The endpoint to wait for a dag run to complete is:

GET api/v2/dags/{dag_id}/dagRuns/{dag_run_id}/wait

It includes the following path parameters:

  • dag_id: (Mandatory) The id of the DAG to wait for.
  • dag_run_id: (Mandatory) The id of the DAG run to wait for.

The query parameters are:

  • interval: (Mandatory) Seconds to wait between dag run state checks.
  • result: (Optional) Array of strings or null. A list of task ids from which to pull the XCom value pushed under the return_value key.
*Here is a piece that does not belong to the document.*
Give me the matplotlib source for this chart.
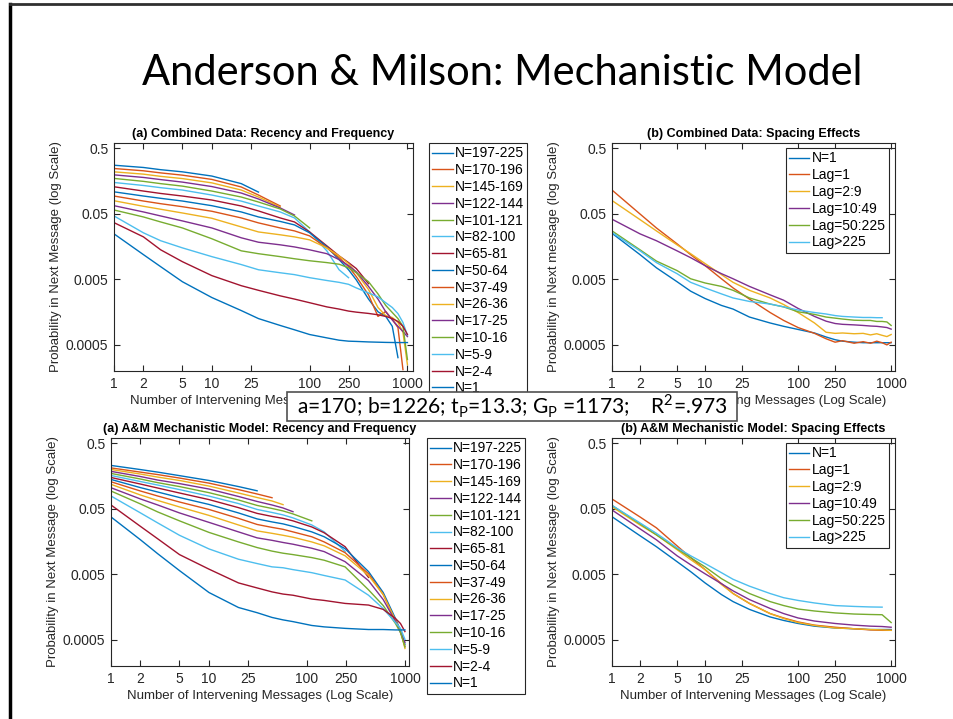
import matplotlib
matplotlib.use('Agg')
import matplotlib.pyplot as plt
from matplotlib import font_manager
from matplotlib.patches import Rectangle
from matplotlib.lines import Line2D

# ---- data ----
freq_labels = ['N=197-225', 'N=170-196', 'N=145-169', 'N=122-144', 'N=101-121',
               'N=82-100', 'N=65-81', 'N=50-64', 'N=37-49', 'N=26-36',
               'N=17-25', 'N=10-16', 'N=5-9', 'N=2-4', 'N=1']
spacing_labels = ['N=1', 'Lag=1', 'Lag=2:9', 'Lag=10:49', 'Lag=50:225', 'Lag>225']

lag_data = [1, 2, 3, 5, 10, 20, 30, 50, 70, 100, 150, 200, 250, 300, 400, 500,
            600, 700, 800, 900, 1000]
data_rf = [
    [0.275, 0.254, 0.235, 0.218, 0.188, 0.144, 0.107],
    [0.245, 0.226, 0.210, 0.194, 0.167, 0.128, 0.0965, 0.0657],
    [0.218, 0.201, 0.186, 0.172, 0.148, 0.115, 0.090, 0.0634],
    [0.196, 0.179, 0.166, 0.152, 0.130, 0.1035, 0.084, 0.0613, 0.0479],
    [0.173, 0.156, 0.144, 0.132, 0.111, 0.090, 0.0755, 0.0592, 0.0463, 0.0304],
    [0.150, 0.135, 0.125, 0.115, 0.0965, 0.078, 0.0657, 0.0533, 0.0432, 0.0264,
     0.0136, 0.0070, 0.0053],
    [0.129, 0.111, 0.102, 0.0932, 0.081, 0.0657, 0.0552, 0.0432, 0.0375, 0.0264,
     0.0162, 0.0114, 0.0090, 0.0073, 0.0043],
    [0.108, 0.0932, 0.086, 0.0782, 0.0664, 0.0533, 0.0447, 0.0382, 0.0338, 0.0256,
     0.0156, 0.0100, 0.0070, 0.0049, 0.0025, 0.0016, 0.00136, 0.00096, 0.00032],
    [0.0932, 0.0782, 0.0712, 0.0641, 0.0546, 0.0432, 0.0363, 0.0304, 0.0274, 0.0230,
     0.0151, 0.0107, 0.0078, 0.0055, 0.0029, 0.00136, 0.00162, 0.00122, 0.00092, 0.00021],
    [0.079, 0.065, 0.0586, 0.0514, 0.0427, 0.0315, 0.0264, 0.0239, 0.0222, 0.0200,
     0.0151, 0.0114, 0.0087, 0.0063, 0.0035, 0.00186, 0.0014, 0.00131, 0.0011, 0.00078, 0.00025],
    [0.0664, 0.0533, 0.0463, 0.0389, 0.0304, 0.0215, 0.0184, 0.0168, 0.0156, 0.0141,
     0.0123, 0.0100, 0.0081, 0.0065, 0.0039, 0.0025, 0.0016, 0.0012, 0.00096, 0.0008, 0.00067],
    [0.0571, 0.0447, 0.0375, 0.0304, 0.0208, 0.0136, 0.0123, 0.0111, 0.0103, 0.0096,
     0.0090, 0.0085, 0.0075, 0.0063, 0.0046, 0.0030, 0.0020, 0.00156, 0.00126, 0.00096, 0.0003],
    [0.0463, 0.0256, 0.0194, 0.0151, 0.0111, 0.0084, 0.0070, 0.0063, 0.0059, 0.0053,
     0.0048, 0.0045, 0.0042, 0.0037, 0.0031, 0.0027, 0.0022, 0.00186, 0.0015, 0.0011, 0.0007],
    [0.0366, 0.0222, 0.0141, 0.0093, 0.0057, 0.0040, 0.0034, 0.0028, 0.0025, 0.0022,
     0.0019, 0.00176, 0.00164, 0.00158, 0.00151, 0.00144, 0.00136, 0.00126, 0.00114, 0.00096, 0.00072],
    [0.0247, 0.0119, 0.0078, 0.0046, 0.00264, 0.00167, 0.00126, 0.00099, 0.00085, 0.00072,
     0.00064, 0.00059, 0.00057, 0.000565, 0.000555, 0.00055, 0.000546, 0.000544, 0.000543,
     0.000543, 0.000543],
]

lag_model = [1, 2, 3, 5, 10, 20, 31, 44, 57, 72, 112, 150, 245, 425, 600, 800, 900, 1000]
model_rf = [
    [0.229, 0.198, 0.181, 0.160, 0.135, 0.109, 0.094],
    [0.210, 0.181, 0.166, 0.147, 0.123, 0.098, 0.084, 0.0737],
    [0.199, 0.169, 0.152, 0.135, 0.111, 0.087, 0.0742, 0.0657, 0.0578],
    [0.186, 0.155, 0.137, 0.121, 0.100, 0.077, 0.0646, 0.0571, 0.0514, 0.0451],
    [0.173, 0.142, 0.125, 0.109, 0.088, 0.068, 0.0562, 0.0505, 0.0463, 0.0417, 0.0327],
    [0.161, 0.130, 0.115, 0.098, 0.078, 0.060, 0.0488, 0.0439, 0.0403, 0.0363, 0.0283,
     0.0222, 0.0112],
    [0.150, 0.119, 0.1035, 0.087, 0.069, 0.052, 0.0425, 0.0382, 0.0357, 0.0327, 0.0264,
     0.0215, 0.0132, 0.0045],
    [0.140, 0.105, 0.090, 0.0742, 0.0582, 0.0432, 0.035, 0.0315, 0.0294, 0.0269, 0.0222,
     0.0187, 0.0123, 0.0055, 0.00264, 0.00106, 0.0007, 0.00043],
    [0.129, 0.0932, 0.0782, 0.0634, 0.0488, 0.0357, 0.0288, 0.026, 0.0243, 0.0222, 0.0187,
     0.0156, 0.0107, 0.0051, 0.00246, 0.00099, 0.00067, 0.0004],
    [0.118, 0.081, 0.0669, 0.0533, 0.0396, 0.0283, 0.023, 0.0211, 0.0197, 0.0184, 0.0156,
     0.0136, 0.0096, 0.0048, 0.00246, 0.00099, 0.0007, 0.00037],
    [0.1046, 0.0705, 0.0571, 0.0432, 0.031, 0.0222, 0.018, 0.0165, 0.0153, 0.0144, 0.0125,
     0.0111, 0.0078, 0.004, 0.00206, 0.00096, 0.00065, 0.00046],
    [0.0932, 0.0592, 0.0447, 0.0327, 0.0218, 0.0156, 0.0128, 0.0113, 0.0105, 0.0100, 0.0090,
     0.0082, 0.0065, 0.0029, 0.00167, 0.00089, 0.00065, 0.00039],
    [0.0782, 0.0432, 0.0304, 0.0197, 0.0122, 0.0085, 0.0073, 0.0065, 0.0063, 0.0059, 0.0053,
     0.0048, 0.0041, 0.0024, 0.0015, 0.00092, 0.00075, 0.00051],
    [0.0571, 0.0269, 0.0174, 0.01, 0.006, 0.0037, 0.0031, 0.0027, 0.0025, 0.0024, 0.0021,
     0.002, 0.0018, 0.0017, 0.00146, 0.00106, 0.00089, 0.00067],
    [0.0375, 0.0168, 0.0103, 0.0057, 0.00264, 0.00156, 0.0013, 0.0011, 0.00101, 0.00095,
     0.00083, 0.00079, 0.00075, 0.00072, 0.00072, 0.00071, 0.00071, 0.00071],
]

lag_sp_data = [1, 2, 3, 5, 7, 10, 15, 20, 30, 50, 70, 100, 150, 200, 250, 300, 400,
               500, 600, 700, 800, 900, 1000]
data_sp = [
    [0.0252, 0.0119, 0.0075, 0.0046, 0.0033, 0.00255, 0.002, 0.00176, 0.00133, 0.00108,
     0.00096, 0.00086, 0.00076, 0.00066, 0.0006, 0.00057, 0.00055, 0.00054, 0.00054,
     0.00054, 0.00054, 0.00054, 0.00054],
    [0.115, 0.0496, 0.0304, 0.0174, 0.0119, 0.0081, 0.0051, 0.0037, 0.0025, 0.00156,
     0.00118, 0.00092, 0.00075, 0.00062, 0.00055, 0.00058, 0.00053, 0.00056, 0.00053,
     0.00057, 0.00054, 0.0005, 0.00055],
    [0.0796, 0.0407, 0.0274, 0.0168, 0.0123, 0.0087, 0.0059, 0.0045, 0.0034, 0.0026,
     0.00206, 0.00156, 0.00108, 0.00078, 0.00075, 0.00076, 0.00074, 0.00075, 0.00071,
     0.00074, 0.0007, 0.00067, 0.00072],
    [0.0413, 0.0247, 0.0194, 0.0136, 0.0107, 0.0081, 0.0061, 0.0051, 0.0039, 0.0029,
     0.0024, 0.0018, 0.00136, 0.00115, 0.00106, 0.00103, 0.00101, 0.00099, 0.00097,
     0.00096, 0.00094, 0.00092, 0.00087],
    [0.0274, 0.0141, 0.0095, 0.0068, 0.0051, 0.0044, 0.0039, 0.0034, 0.0026, 0.0021,
     0.0019, 0.0016, 0.00146, 0.00133, 0.00128, 0.00124, 0.00119, 0.00118, 0.00118,
     0.00114, 0.00114, 0.00112, 0.00099],
    [0.0259, 0.0136, 0.009, 0.0061, 0.0045, 0.0037, 0.003, 0.0026, 0.0023, 0.0021,
     0.0019, 0.0017, 0.00156, 0.00148, 0.0014, 0.00136, 0.00133, 0.00131, 0.00131,
     0.0013, 0.0013],
]

lag_sp_model = [1, 2, 3, 5, 7, 10, 15, 20, 30, 50, 70, 100, 150, 250, 400, 600, 800, 1000]
model_sp = [
    [0.0378, 0.0194, 0.0132, 0.0078, 0.0055, 0.0037, 0.00246, 0.00192, 0.00146, 0.00112,
     0.00099, 0.00089, 0.00081, 0.00076, 0.00074, 0.00072, 0.00072, 0.00072],
    [0.0705, 0.0375, 0.0256, 0.0136, 0.009, 0.0059, 0.0036, 0.00255, 0.0018, 0.00126,
     0.00108, 0.00094, 0.00084, 0.00078, 0.00074, 0.00071, 0.0007, 0.0007],
    [0.0535, 0.0283, 0.02, 0.0119, 0.0084, 0.0059, 0.0035, 0.00255, 0.0018, 0.00126,
     0.00106, 0.00092, 0.00083, 0.00076, 0.00074, 0.00072, 0.00071, 0.0007],
    [0.0479, 0.0247, 0.0168, 0.0096, 0.007, 0.0051, 0.0036, 0.0028, 0.00206, 0.00151,
     0.00126, 0.00108, 0.00097, 0.00089, 0.00084, 0.00081, 0.0008, 0.00078],
    [0.0562, 0.0294, 0.02, 0.0123, 0.009, 0.0065, 0.0043, 0.0034, 0.00255, 0.00192,
     0.00167, 0.00148, 0.00138, 0.00129, 0.00124, 0.00122, 0.00121, 0.00092],
    [0.0562, 0.0304, 0.0211, 0.0127, 0.0096, 0.0073, 0.0053, 0.0042, 0.0033, 0.00255,
     0.0022, 0.002, 0.00183, 0.00167, 0.00162, 0.00159, 0.00158],
]

fit_text = ('a=170; b=1226; t$_\\mathregular{P}$=13.3; G$_\\mathregular{P}$ =1173;    '
            'R$^\\mathregular{2}$=.973')

# matlab default colour order
colors = ['#0072BD', '#D95319', '#EDB120', '#7E2F8E', '#77AC30', '#4DBEEE', '#A2142F']
xticks = [1, 2, 5, 10, 25, 100, 250, 1000]
yticks = [0.0005, 0.005, 0.05, 0.5]
ink = '#262626'

names = {f.name for f in font_manager.fontManager.ttflist}
slide_font = 'Lato' if 'Lato' in names else 'Open Sans'
plt.rcParams['font.family'] = ['Liberation Sans', 'DejaVu Sans']

fig = plt.figure(figsize=(9.54, 7.19), dpi=100)
W, H = 954, 719


def add_ax(l, t, r, b):
    return fig.add_axes([l / W, 1 - b / H, (r - l) / W, (b - t) / H])


def setup(ax, title, ylabel, xmax):
    ax.set_xscale('log')
    ax.set_yscale('log')
    ax.set_xlim(1, xmax)
    ax.set_ylim(2e-4, 0.6)
    ax.set_xticks(xticks)
    ax.set_xticklabels([str(t) for t in xticks])
    ax.set_yticks(yticks)
    ax.set_yticklabels(['0.0005', '0.005', '0.05', '0.5'])
    ax.minorticks_off()
    ax.tick_params(direction='in', top=True, right=True, length=4, width=0.8,
                   labelsize=10, colors=ink, pad=4)
    for s in ax.spines.values():
        s.set_color(ink)
        s.set_linewidth(0.8)
    ax.set_title(title, fontsize=9, fontweight='bold', pad=4, color='black')
    ax.set_xlabel('Number of Intervening Messages (Log Scale)', fontsize=9.5, color=ink, labelpad=3)
    ax.set_ylabel(ylabel, fontsize=9.5, color=ink, labelpad=3)


def legend(ax, anchor, loc):
    lg = ax.legend(loc=loc, bbox_to_anchor=anchor, bbox_transform=fig.transFigure,
                   fontsize=10, handlelength=1.45, handletextpad=0.15, borderpad=0.25,
                   labelspacing=0.2, fancybox=False, framealpha=1, borderaxespad=0)
    lg.get_frame().set_edgecolor(ink)
    lg.get_frame().set_linewidth(0.8)


def fit_width(txt, target):
    # shrink/grow a text so that it spans the same width as on the slide
    fig.canvas.draw()
    w = txt.get_window_extent().width
    txt.set_fontsize(txt.get_fontsize() * target / w)


ax_tl = add_ax(114, 143, 413, 371)
ax_tr = add_ax(612, 143, 895, 371)
ax_bl = add_ax(111, 438, 409, 666)
ax_br = add_ax(612, 438, 895, 666)

for i, ys in enumerate(data_rf):
    ax_tl.plot(lag_data[:len(ys)], ys, color=colors[i % 7], lw=1.0, label=freq_labels[i])
for i, ys in enumerate(model_rf):
    ax_bl.plot(lag_model[:len(ys)], ys, color=colors[i % 7], lw=1.0, label=freq_labels[i])
for i, ys in enumerate(data_sp):
    ax_tr.plot(lag_sp_data[:len(ys)], ys, color=colors[i], lw=1.0, label=spacing_labels[i])
for i, ys in enumerate(model_sp):
    ax_br.plot(lag_sp_model[:len(ys)], ys, color=colors[i], lw=1.0, label=spacing_labels[i])

setup(ax_tl, '(a) Combined Data: Recency and Frequency',
      'Probability in Next Message (log Scale)', 1140)
setup(ax_tr, '(b) Combined Data: Spacing Effects',
      'Probability in Next message (log Scale)', 1100)
setup(ax_bl, '(a) A&M Mechanistic Model: Recency and Frequency',
      'Probability in Next Message (log Scale)', 1100)
setup(ax_br, '(b) A&M Mechanistic Model: Spacing Effects',
      'Probability in Next Message (log Scale)', 1100)

legend(ax_tl, (429 / W, 1 - 143 / H), 'upper left')
legend(ax_bl, (427 / W, 1 - 438 / H), 'upper left')
legend(ax_tr, (889 / W, 1 - 148 / H), 'upper right')
legend(ax_br, (889 / W, 1 - 443 / H), 'upper right')

# slide title and frame
title = fig.text(502 / W, 1 - 73 / H, 'Anderson & Milson: Mechanistic Model', family=slide_font,
                 fontsize=32, ha='center', va='center', color='black')
fig.add_artist(Line2D([10 / W, 10 / W], [0, 1 - 4 / H], transform=fig.transFigure,
                      color='black', lw=2.5))
fig.add_artist(Line2D([10 / W, 1], [1 - 4 / H, 1 - 4 / H], transform=fig.transFigure,
                      color='#303030', lw=2))

# fitted parameter box
fig.add_artist(Rectangle((287 / W, 1 - 421 / H), 450 / W, 29 / H, transform=fig.transFigure,
                         facecolor='white', edgecolor='#505050', lw=1.2, zorder=10))
fit = fig.text(297 / W, 1 - 406 / H, fit_text, family=slide_font, fontsize=18, ha='left',
               va='center', color='black', zorder=11)

fit_width(title, 722)
fit_width(fit, 430)

fig.savefig('out.png', dpi=100)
Calling this endpoint on any running dag will start a waiting process until the dag run completes. If any XCom are requested in the result parameter, they are returned in the response upon dag run completion.

Example script

The following script creates a dag run for the my_dag dag and waits for it to complete. It includes XComs pushed under the return_value key of the my_task task in the response.

1import requests
2from datetime import datetime
3import json
4
5_USERNAME = "admin"
6_PASSWORD = "admin"
7_HOST = "http://localhost:8080/" # To learn how to send API requests to Airflow running on Astro see: https://www.astronomer.io/docs/astro/airflow-api/
8
9_DAG_ID = "my_dag"
10_TASK_ID = "my_task"
11
12
13def _get_jwt_token():
14 token_url = f"{_HOST}/auth/token"
15 payload = {"username": _USERNAME, "password": _PASSWORD}
16 headers = {"Content-Type": "application/json"}
17 response = requests.post(token_url, json=payload, headers=headers)
18
19 token = response.json().get("access_token")
20 return token
21
22
23def _trigger_dag_run(dag_id: str):
24 url = f"{_HOST}/api/v2/dags/{dag_id}/dagRuns"
25 headers = {
26 "Authorization": f"Bearer {_get_jwt_token()}",
27 "Content-Type": "application/json",
28 }
29 payload = {
30 "logical_date": None,
31 }
32 response = requests.post(url, headers=headers, json=payload)
33 return response.json()["dag_run_id"]
34
35
36def _wait_for_dag_run_completion(dag_id: str, dag_run_id: str):
37 url = f"{_HOST}/api/v2/dags/{dag_id}/dagRuns/{dag_run_id}/wait"
38 headers = {
39 "Authorization": f"Bearer {_get_jwt_token()}",
40 }
41 params = {
42 "interval": 1,
43 "result": [_TASK_ID],
44 }
45 response = requests.get(url, headers=headers, params=params)
46 print(f"Status Code: {response.status_code}")
47
48 lines = response.text.strip().split("\n")
49 json_objects = []
50
51 for line in lines:
52 if line.strip():
53 json_obj = json.loads(line)
54 json_objects.append(json_obj)
55 print(f"Status: {json_obj.get('state', 'unknown')}")
56
57 if json_objects:
58 last_status_update = json_objects[-1]
59 xcom_results = last_status_update.get("results", {})
60 print("Last status update: ", last_status_update)
61 print("XCom results: ", xcom_results)
62 return xcom_results
63
64
65if __name__ == "__main__":
66 _dag_run_id = _trigger_dag_run(_DAG_ID)
67 _wait_for_dag_run_completion(_DAG_ID, _dag_run_id)

Running the script above returns an output similar to the following:

Status Code: 200
Status: queued
Status: running
Status: running
Status: success
Last status update: {'state': 'success', 'results': {'my_task': 'Hello World!'}}
XCom results: {'my_task': 'Hello World!'}